My friends say I'm cool and I choose to believe it; they are not the sort of friends who would say words only to please me; they are however the sort of friends that would say words just to delight me. As painful and unexpected as the year was, I still gained so many things. Anyway know only that I spent the last about 525,600 minutes with things done, things attempted, haphazardly, and well-enough. Being able to rest is a beautiful privilege. You have to be able to ignore the laundry, sometimes. It gives you the time and space to feel your way to the surface.

If you spend the whole year under the shadow of pain and grief and bombs, does it feel like not just your family and your home and country, but also your time also has been stolen from you? 525,600 minutes of things left undone, un-pursued, far from perfect. Palestinians will maybe someday learn: to rest. Be given the space, the grace, to rest. I assume that they too wish that someone else would handle the laundry sometimes.
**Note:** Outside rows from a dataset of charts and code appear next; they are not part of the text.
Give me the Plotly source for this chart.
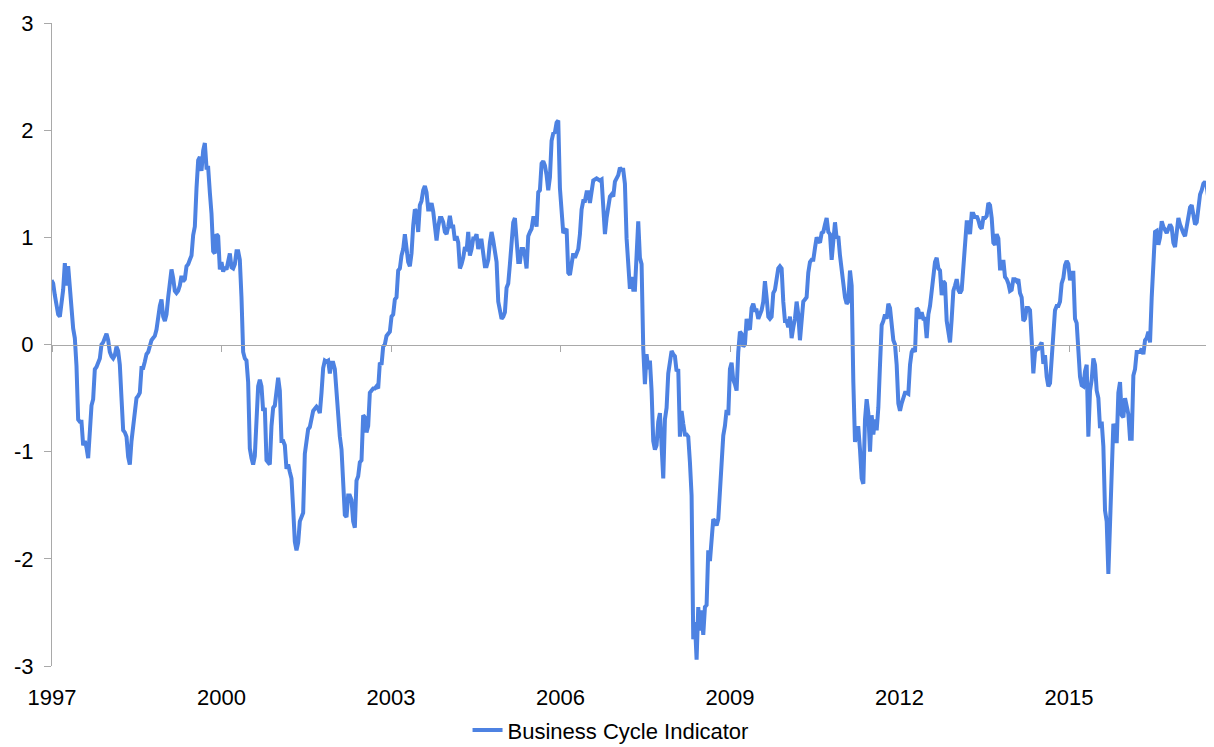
import numpy as np
import plotly.graph_objects as go

# Business Cycle Indicator in six consecutive stretches
# (each stretch evenly spaced in time between its start and end year)
seg_years = [
    (1996.991, 2000.295),
    (2000.324, 2003.658),
    (2003.688, 2007.022),
    (2007.051, 2010.385),
    (2010.415, 2013.749),
    (2013.778, 2017.466),
]

bci_1997_2000 = [
    0.60, 0.57, 0.46, 0.34, 0.28, 0.26, 0.40, 0.51, 0.76, 0.55,
    0.73, 0.53, 0.30, 0.15, 0.06, -0.20, -0.70, -0.72, -0.72, -0.94,
    -0.90, -0.96, -1.06, -0.82, -0.57, -0.51, -0.23, -0.21, -0.17, -0.13,
    0.00, 0.02, 0.06, 0.10, 0.04, -0.07, -0.11, -0.13, -0.10, -0.02,
    -0.06, -0.19, -0.50, -0.80, -0.82, -0.86, -1.05, -1.12, -0.90, -0.75,
    -0.62, -0.50, -0.48, -0.45, -0.22, -0.22, -0.16, -0.09, -0.07, 0.00,
    0.04, 0.06, 0.08, 0.14, 0.28, 0.36, 0.42, 0.26, 0.22, 0.28,
    0.44, 0.60, 0.70, 0.62, 0.50, 0.48, 0.50, 0.55, 0.64, 0.59,
    0.61, 0.73, 0.75, 0.79, 0.83, 1.02, 1.10, 1.46, 1.72, 1.75,
    1.62, 1.81, 1.88, 1.65, 1.65, 1.42, 1.22, 0.87, 0.85, 1.03,
    1.01, 0.70, 0.77, 0.68, 0.72, 0.70, 0.80, 0.85, 0.72, 0.71,
    0.75, 0.87, 0.87,
]

bci_2000_2003 = [
    0.79, 0.44, -0.07, -0.13, -0.15, -0.35, -0.97, -1.06, -1.12, -1.04,
    -0.74, -0.39, -0.33, -0.39, -0.62, -0.59, -1.08, -1.10, -1.12, -0.76,
    -0.59, -0.57, -0.39, -0.31, -0.43, -0.90, -0.90, -0.94, -1.16, -1.12,
    -1.19, -1.25, -1.53, -1.84, -1.92, -1.85, -1.65, -1.61, -1.57, -1.02,
    -0.90, -0.79, -0.77, -0.68, -0.62, -0.60, -0.58, -0.60, -0.64, -0.45,
    -0.22, -0.15, -0.16, -0.15, -0.27, -0.17, -0.17, -0.23, -0.43, -0.74,
    -0.86, -0.98, -1.33, -1.59, -1.61, -1.41, -1.41, -1.45, -1.65, -1.71,
    -1.27, -1.23, -1.10, -1.08, -0.66, -0.68, -0.82, -0.76, -0.45, -0.43,
    -0.41, -0.41, -0.39, -0.41, -0.17, -0.19, -0.02, 0.00, 0.08, 0.10,
    0.12, 0.26, 0.28, 0.42, 0.44, 0.69, 0.71, 0.83, 0.89, 1.03,
    0.91, 0.77, 0.73, 0.85, 1.11, 1.26, 1.24, 1.05, 1.30, 1.34,
    1.44, 1.48, 1.42, 1.26,
]

bci_2003_2007 = [
    1.26, 1.32, 1.24, 1.06, 0.97, 1.10, 1.18, 1.18, 1.14, 1.05,
    1.03, 1.10, 1.20, 1.10, 1.10, 0.97, 1.01, 0.95, 0.71, 0.75,
    0.81, 0.91, 0.87, 1.05, 0.83, 0.89, 0.99, 0.99, 1.03, 0.89,
    0.97, 0.97, 0.81, 0.73, 0.73, 0.79, 0.95, 1.05, 0.97, 0.83,
    0.77, 0.40, 0.32, 0.24, 0.26, 0.30, 0.53, 0.57, 0.75, 0.97,
    1.14, 1.18, 0.99, 0.77, 0.77, 0.89, 0.89, 0.83, 0.71, 1.01,
    1.05, 1.08, 1.18, 1.18, 1.10, 1.42, 1.44, 1.69, 1.71, 1.67,
    1.58, 1.44, 1.56, 1.90, 1.97, 1.98, 2.07, 2.09, 1.46, 1.25,
    1.04, 1.06, 1.08, 0.67, 0.65, 0.75, 0.85, 0.81, 0.85, 0.89,
    1.03, 1.26, 1.34, 1.34, 1.42, 1.42, 1.32, 1.42, 1.53, 1.54,
    1.55, 1.54, 1.53, 1.54, 1.20, 1.03, 1.18, 1.28, 1.38, 1.40,
    1.38, 1.52, 1.56, 1.58,
]

bci_2007_2010 = [
    1.65, 1.63, 1.63, 1.50, 0.99, 0.79, 0.52, 0.63, 0.51, 0.51,
    0.89, 1.15, 0.81, 0.75, -0.04, -0.37, -0.09, -0.23, -0.15, -0.43,
    -0.90, -0.98, -0.94, -0.72, -0.64, -0.94, -1.25, -0.70, -0.59, -0.27,
    -0.13, -0.06, -0.09, -0.11, -0.25, -0.23, -0.86, -0.62, -0.74, -0.84,
    -0.84, -0.86, -1.10, -1.41, -2.75, -2.59, -2.94, -2.45, -2.67, -2.48,
    -2.71, -2.45, -2.43, -1.92, -2.02, -1.84, -1.63, -1.65, -1.69, -1.63,
    -1.33, -1.10, -0.85, -0.76, -0.61, -0.66, -0.23, -0.17, -0.33, -0.37,
    -0.43, -0.07, 0.12, 0.10, -0.02, 0.00, 0.24, 0.16, 0.14, 0.34,
    0.38, 0.32, 0.32, 0.24, 0.28, 0.32, 0.40, 0.59, 0.44, 0.26,
    0.24, 0.26, 0.48, 0.51, 0.61, 0.71, 0.73, 0.71, 0.40, 0.22,
    0.22, 0.16, 0.26, 0.06, 0.16, 0.24, 0.40, 0.28, 0.04, 0.28,
    0.40, 0.42, 0.44, 0.67,
]

bci_2010_2013 = [
    0.77, 0.79, 0.79, 0.90, 1.00, 0.97, 0.95, 1.04, 1.05, 1.12,
    1.18, 1.05, 1.03, 0.79, 0.95, 1.14, 0.99, 1.01, 0.83, 0.69,
    0.57, 0.44, 0.38, 0.40, 0.69, 0.55, -0.35, -0.91, -0.78, -0.78,
    -0.98, -1.25, -1.30, -0.70, -0.51, -0.64, -1.00, -0.66, -0.84, -0.70,
    -0.80, -0.59, -0.19, 0.18, 0.22, 0.28, 0.24, 0.38, 0.34, 0.22,
    0.04, 0.00, -0.19, -0.55, -0.62, -0.55, -0.50, -0.45, -0.45, -0.46,
    -0.19, -0.07, -0.04, -0.07, 0.34, 0.32, 0.24, 0.30, 0.24, 0.24,
    0.06, 0.28, 0.36, 0.51, 0.71, 0.77, 0.81, 0.71, 0.69, 0.46,
    0.59, 0.57, 0.22, 0.12, 0.02, 0.24, 0.50, 0.55, 0.61, 0.51,
    0.48, 0.51, 0.73, 0.85, 1.14, 1.14, 1.03, 1.22, 1.22, 1.18,
    1.20, 1.16, 1.10, 1.08, 1.18, 1.18, 1.20, 1.32, 1.30, 1.18,
    0.95, 0.93, 1.03, 0.99,
]

bci_2013_2017 = [
    0.71, 0.71, 0.79, 0.63, 0.61, 0.57, 0.50, 0.51, 0.61, 0.61,
    0.59, 0.61, 0.48, 0.44, 0.22, 0.24, 0.34, 0.34, 0.32, 0.04,
    -0.27, -0.07, -0.04, -0.04, 0.00, 0.02, -0.18, -0.10, -0.30, -0.39,
    -0.36, -0.10, 0.20, 0.32, 0.36, 0.36, 0.40, 0.57, 0.62, 0.74,
    0.78, 0.75, 0.60, 0.67, 0.67, 0.24, 0.20, -0.02, -0.30, -0.38,
    -0.39, -0.25, -0.19, -0.86, -0.43, -0.33, -0.13, -0.19, -0.43, -0.50,
    -0.78, -0.72, -0.95, -1.55, -1.65, -2.14, -1.65, -1.21, -0.74, -0.80,
    -0.92, -0.45, -0.35, -0.66, -0.68, -0.50, -0.60, -0.65, -0.88, -0.88,
    -0.29, -0.23, -0.07, -0.07, -0.07, -0.04, -0.09, 0.04, 0.06, 0.12,
    0.02, 0.44, 0.81, 1.05, 1.06, 0.93, 1.00, 1.15, 1.10, 1.06,
    1.04, 1.08, 1.12, 1.09, 0.95, 0.91, 1.10, 1.18, 1.12, 1.07,
    1.04, 1.01, 1.10, 1.24, 1.28, 1.30, 1.18, 1.12, 1.14, 1.25,
    1.40, 1.44, 1.50, 1.52, 1.48, 1.36,
]

segments = [bci_1997_2000, bci_2000_2003, bci_2003_2007,
            bci_2007_2010, bci_2010_2013, bci_2013_2017]

tick_years = [1997, 2000, 2003, 2006, 2009, 2012, 2015]
y_ticks = [3, 2, 1, 0, -1, -2, -3]
series_name = "Business Cycle Indicator"

x_all, y_all = [], []
for (y0, y1), vals in zip(seg_years, segments):
    x_all.extend(np.linspace(y0, y1, len(vals)).tolist())
    y_all.extend(vals)

LINE_BLUE = "#4D82E2"
AXIS_GREY = "#A9A9A9"
FONT = dict(family="Liberation Sans, Arial, sans-serif", size=22, color="#000000")
x_range = [1997.0, 2017.53]

fig = go.Figure()
fig.add_trace(go.Scatter(
    x=x_all, y=y_all, mode="lines", name=series_name,
    line=dict(color=LINE_BLUE, width=4),
))
# empty trace so the zero-level axis (with its year ticks) is drawn
fig.add_trace(go.Scatter(x=[], y=[], xaxis="x2", showlegend=False, hoverinfo="skip"))

# the page body adds an 8px margin, so the figure is offset by 8px on the left and top
fig.update_layout(
    width=1206, height=739,
    margin=dict(l=44, r=2, t=15, b=81, autoexpand=False),
    paper_bgcolor="white", plot_bgcolor="white",
    font=FONT,
    showlegend=True,
    legend=dict(orientation="h", x=0.4815, xanchor="center", y=-0.1, yanchor="middle",
                font=FONT, itemwidth=30, bgcolor="rgba(0,0,0,0)"),
    xaxis=dict(range=x_range, tickvals=tick_years, ticktext=[str(t) for t in tick_years],
               showgrid=False, zeroline=False, showline=False, automargin=False,
               ticks="outside", ticklen=12, tickcolor="rgba(0,0,0,0)",
               tickfont=FONT),
    xaxis2=dict(range=x_range, overlaying="x", anchor="free", position=0.5,
                tickvals=tick_years, showticklabels=False, automargin=False,
                showgrid=False, zeroline=False, showline=True,
                linecolor=AXIS_GREY, linewidth=1.3,
                ticks="outside", ticklen=6, tickcolor=AXIS_GREY, tickwidth=1.3),
    yaxis=dict(range=[-3, 3], tickvals=y_ticks, ticktext=[str(v) for v in y_ticks],
               showgrid=False, zeroline=False, showline=True, automargin=False,
               linecolor=AXIS_GREY, linewidth=1.3,
               ticks="outside", ticklen=7, tickcolor=AXIS_GREY, tickwidth=1.3,
               ticklabelstandoff=6, tickfont=FONT),
)

fig.write_html("out.html")
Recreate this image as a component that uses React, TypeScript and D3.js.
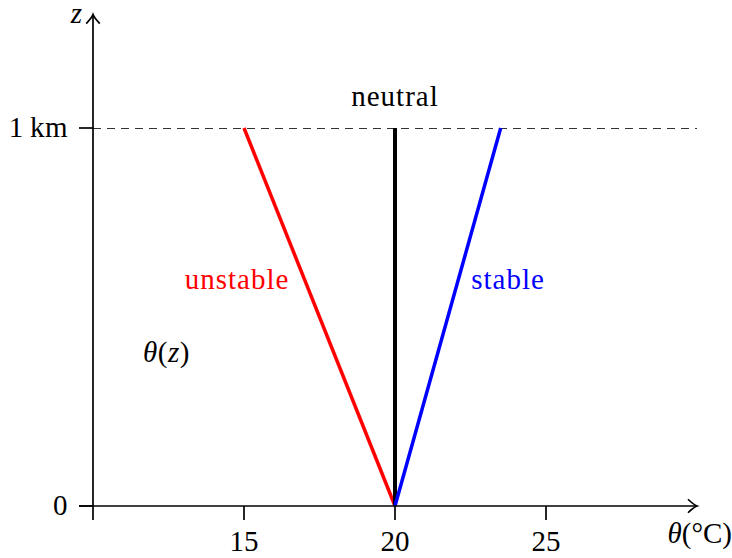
import React from "react";
import * as d3 from "d3";

// Potential temperature profiles in the lowest kilometre
const profiles = ["unstable", "neutral", "stable"];
const surfaceTheta = [20, 20, 20];
const topTheta = [15, 20, 23.5];
const profileColors = ["#ff0000", "#000000", "#0000ff"];
const profileWidths = [3.5, 4, 3.5];

const xTicks = [15, 20, 25];
const yTicks = [0, 1];
const yTickLabels = ["0", "1\u2009km"];

const W = 732;
const H = 558;
const FONT = "'Liberation Serif', 'DejaVu Serif', serif";

export default function App() {
  const x = d3.scaleLinear().domain([10, 30]).range([93, 697]);
  const y = d3.scaleLinear().domain([0, 1]).range([506, 128]);
  const line = d3
    .line<[number, number]>()
    .x((d) => x(d[0]))
    .y((d) => y(d[1]));

  const x0 = x(10);
  const y0 = y(0);
  const xEnd = x(30);
  const yEnd = y(1.3);
  const tick = 14;
  const ah = 9;

  return (
    <svg
      width={W}
      height={H}
      style={{ position: "absolute", left: 0, top: 0, background: "#fff" }}
      fontFamily={FONT}
    >
      {/* reference height */}
      <path
        d={line([
          [10, 1],
          [30, 1],
        ])!}
        stroke="#333"
        strokeWidth={1}
        strokeDasharray="8,6"
        shapeRendering="crispEdges"
        fill="none"
      />

      {/* profiles */}
      {profiles.map((p, i) => (
        <path
          key={p}
          d={line([
            [surfaceTheta[i], 0],
            [topTheta[i], 1],
          ])!}
          stroke={profileColors[i]}
          strokeWidth={profileWidths[i]}
          fill="none"
        />
      ))}

      {/* axes */}
      <g stroke="#000" strokeWidth={1.7} fill="none">
        <line x1={x0 - tick} y1={y0} x2={xEnd} y2={y0} />
        <line x1={x0} y1={y0 + tick} x2={x0} y2={yEnd} />
        <path d={`M${xEnd - ah},${y0 - ah * 0.75} Q${xEnd - 3},${y0 - 1} ${xEnd},${y0} Q${xEnd - 3},${y0 + 1} ${xEnd - ah},${y0 + ah * 0.75}`} />
        <path d={`M${x0 - ah * 0.75},${yEnd + ah} Q${x0 - 1},${yEnd + 3} ${x0},${yEnd} Q${x0 + 1},${yEnd + 3} ${x0 + ah * 0.75},${yEnd + ah}`} />
        {xTicks.map((t) => (
          <line key={t} x1={x(t)} y1={y0} x2={x(t)} y2={y0 + tick} />
        ))}
        {yTicks.map((t) => (
          <line key={t} x1={x0 - tick} y1={y(t)} x2={x0} y2={y(t)} />
        ))}
      </g>

      <g fontSize={29} fill="#000">
        {xTicks.map((t) => (
          <text key={t} x={x(t)} y={y0 + 45} textAnchor="middle">
            {t}
          </text>
        ))}
        {yTicks.map((t, i) => (
          <text key={t} x={x0 - 25} y={y(t) + 9} textAnchor="end" letterSpacing={0.5}>
            {yTickLabels[i]}
          </text>
        ))}
        <text x={82} y={23} textAnchor="end" fontStyle="italic">
          z
        </text>
        <text x={732} y={y0 + 37} textAnchor="end">
          <tspan fontStyle="italic">θ</tspan>(°C)
        </text>
        <text x={143} y={362} letterSpacing={0.5}>
          <tspan fontStyle="italic">θ</tspan>(<tspan fontStyle="italic">z</tspan>)
        </text>
        <g letterSpacing={1}>
          <text x={x(20)} y={106} textAnchor="middle">
            neutral
          </text>
          <text x={237} y={289} textAnchor="middle" fill={profileColors[0]}>
            unstable
          </text>
          <text x={508} y={289} textAnchor="middle" fill={profileColors[2]}>
            stable
          </text>
        </g>
      </g>
    </svg>
  );
}
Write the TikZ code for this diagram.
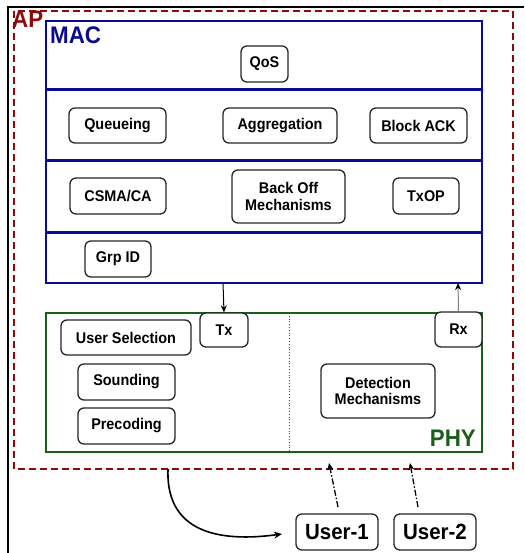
\documentclass[tikz,border=0pt]{standalone}
\usepackage{fontspec}
\setmainfont{Liberation Sans}[FakeStretch=0.93]
\usetikzlibrary{arrows.meta}
\definecolor{macblue}{RGB}{10,10,150}
\definecolor{apred}{RGB}{140,10,10}
\definecolor{phygreen}{RGB}{25,95,25}
\tikzset{
  blk/.style={draw=black!85, line width=1.3pt, rounded corners=6pt, fill=white,
    font=\fontsize{15.5}{16.5}\selectfont\bfseries, align=center, inner sep=0pt},
  usr/.style={blk, font=\fontsize{22}{23}\selectfont\bfseries},
  layer/.style={draw=macblue, line width=2.8pt},
  divline/.style={draw=macblue, line width=3pt},
  phyline/.style={draw=phygreen, line width=2.3pt},
  apline/.style={draw=apred, line width=2.5pt, dash pattern=on 7pt off 4pt},
  conn/.style={line width=1pt, -{Stealth[length=7pt,width=6pt]}},
  userconn/.style={line width=1.3pt, dash pattern=on 6pt off 2pt on 1.5pt off 2pt, -{Stealth[length=7pt,width=6pt]}},
  curve/.style={line width=1.6pt, -{Stealth[length=8pt,width=7pt]}},
  title/.style={inner sep=0pt, font=\bfseries}
}
\begin{document}
\begin{tikzpicture}[x=1pt,y=-1pt]
\useasboundingbox (0,0) rectangle (524,553);
% outer black frame (top and left only)
\draw[line width=2.8pt] (8,553) -- (8,7) -- (524,7);
% AP dashed region
\draw[apline] (14,11) rectangle (513,469);
\node[title, text=apred, font=\fontsize{24}{24}\selectfont\bfseries, anchor=north west] (ap) at (12,11) {AP};
% MAC layer
\draw[layer] (46,21) rectangle (482,283);
\draw[divline] (46,90) -- (482,90);
\draw[divline] (46,161) -- (482,161);
\draw[divline] (46,232) -- (482,232);
\coordinate (macS1) at (223,283);
\coordinate (macS2) at (458,283);
\node[title, text=macblue, font=\fontsize{24}{24}\selectfont\bfseries, anchor=north west] (mac) at (50,27) {MAC};
\node[blk, minimum width=47pt, minimum height=36pt] (qos) at (264.5,64) {QoS};
\node[blk, minimum width=97pt, minimum height=35pt] (queue) at (117.5,125.5) {Queueing};
\node[blk, minimum width=114pt, minimum height=35pt] (aggr) at (280,125.5) {Aggregation};
\node[blk, minimum width=97pt, minimum height=35pt] (back) at (418.5,125.5) {Block ACK};
\node[blk, minimum width=96pt, minimum height=36pt] (csma) at (118,196) {CSMA/CA};
\node[blk, minimum width=113pt, minimum height=53pt] (boff) at (288.5,196.5) {Back Off\\Mechanisms};
\node[blk, minimum width=66pt, minimum height=36pt] (txop) at (426,196) {TxOP};
\node[blk, minimum width=66pt, minimum height=36pt] (grp) at (118,259) {Grp ID};
% PHY layer
\draw[phyline] (46,313) rectangle (482,452);
\draw[draw=phygreen, line width=0.8pt, dotted] (289,313) -- (289,452);
\node[title, text=phygreen, font=\fontsize{24}{24}\selectfont\bfseries, anchor=south east] (phy) at (476,447) {PHY};
\node[blk, minimum width=48pt, minimum height=34pt] (tx) at (224,330) {Tx};
\node[blk, minimum width=47pt, minimum height=35pt] (rx) at (458.5,329.5) {Rx};
\node[blk, minimum width=130pt, minimum height=35pt] (usel) at (126,337.5) {User Selection};
\node[blk, minimum width=97pt, minimum height=36pt] (sound) at (126.5,382) {Sounding};
\node[blk, minimum width=97pt, minimum height=36pt] (prec) at (126.5,426) {Precoding};
\node[blk, minimum width=114pt, minimum height=54pt] (det) at (378,391) {Detection\\Mechanisms};
% users
\node[usr, minimum width=82pt, minimum height=36pt] (u1) at (337,532) {User-1};
\node[usr, minimum width=82pt, minimum height=36pt] (u2) at (435,532) {User-2};
% connectors
\draw[conn] (macS1) -- (tx.north);
\draw[line width=1pt, draw=black!50, -{Stealth[length=7pt,width=6pt,color=black]}] (rx.north) -- (macS2);
\coordinate (u1s) at (338,507);
\coordinate (u1e) at (329,463);
\coordinate (u2s) at (418,507);
\coordinate (u2e) at (410,463);
\draw[userconn] (u1s) -- (u1e);
\draw[userconn] (u2s) -- (u2e);
\coordinate (apb) at (168,469);
\coordinate (u1in) at (282,534);
\draw[curve] (apb) .. controls (166,520) and (200,545) .. (u1in);
\end{tikzpicture}
\end{document}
There is so much to say and keep repeating when you're feeling your way back to the surface - not to the Light, but just to the regular, happy, warm light of day - because every small happening feels magnificent and essential. It is so hard to say anything at all when you’re still underground, beneath the shadows, having to save all your breath folding your own laundry.

When you’re tucked under the earth for a bit and learning to be a person again you need time and space and handholding and rasam from your friends. I know only that without my friends, I would not have been able to spend the last about 525,600 minutes with things done, things attempted, haphazardly, well-enough.

I want for us to be the kind of friends who help each other rest, find rest, build rest. Maybe someday we’ll learn how.